I prepared this in the usual way, by steaming the octopus first and then frying it and crisping it up at the end. So into a saucepan the 3 tentacles went, on a steam rack and with the lid on, for around an hour... better to be safe than sorry with these thicker and more delicious pieces. Once the octopus was done, I drained it off and rinsed it with cold water, then let it drip dry whilst I prepared the other ingredients.
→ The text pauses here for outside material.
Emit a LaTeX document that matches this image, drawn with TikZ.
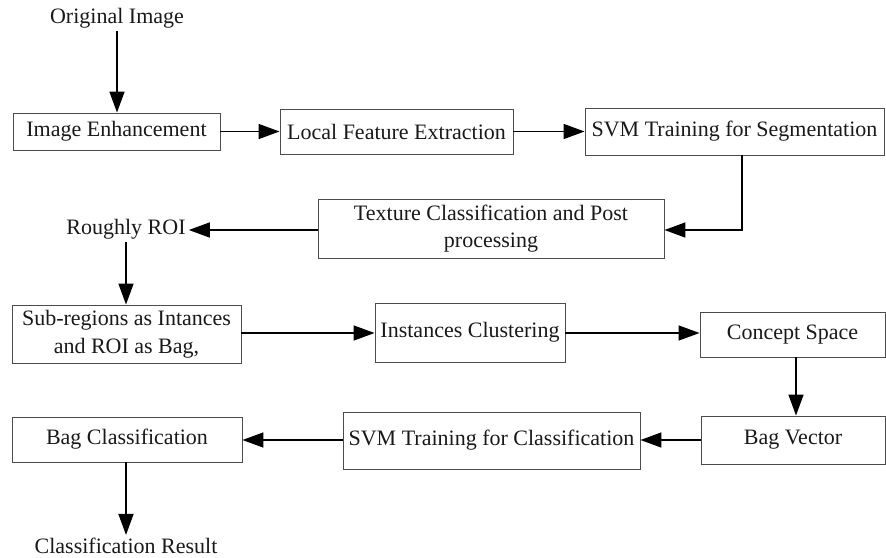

For this nice, large portion, I used a half-can of chick peas, about a 2" slice of galangal, finely chopped, a couple of sun-dried cherry tomatoes, parsley, oregano and of course the wild chicory I served this up on. I rinsed the chicory leaves well as they tend to be a bit sandy, patted them dry on a kitchen towel and then drizzled them lightly with olive oil.
So now I had all of my prep-work done and I could get busy with the octopus, which I cut into chunks and then sautéed in a little olive oil and crushed garlic for 2-3 minutes. I then added the galangal, chick peas, fennel seed and sun-dried tomatoes and stirred everything together, with the heat set to maximum ;-)
After 2-3 minutes, things were starting to become nice and brown, so I deglazed the pan with a splash of Sambuca, along with the juice of 1 lemon and got stirring! I added the finely chopped parsley and oregano, a last seasoning of salt, pepper and drop or two (or maybe 3 ;-) ) of green Tabasco.
Last but not least, I added a generous pinch of finely sliced lemon peel, made sure all of the ingredients were nicely dressed with the juices and let it cool off for a minute or two, so that it wouldn't make the chicoree wilt. But I didn't wait all that long... I was hungry!
This was just a slight twist on the typical seafood salad you might get served up in Sicily and was indeed filled with Sicilian flavors- the oregano making it tangy and exciting and the fennel seed making it more complex in flavor. Combine that with the citrus and ginger flavor of the galangal and the anise note of the Sambuca and you have got a winner, right there on your plate!
Just one hint- maybe you should take all 8 tentacles when you go to buy your octopus... it was SO delicious!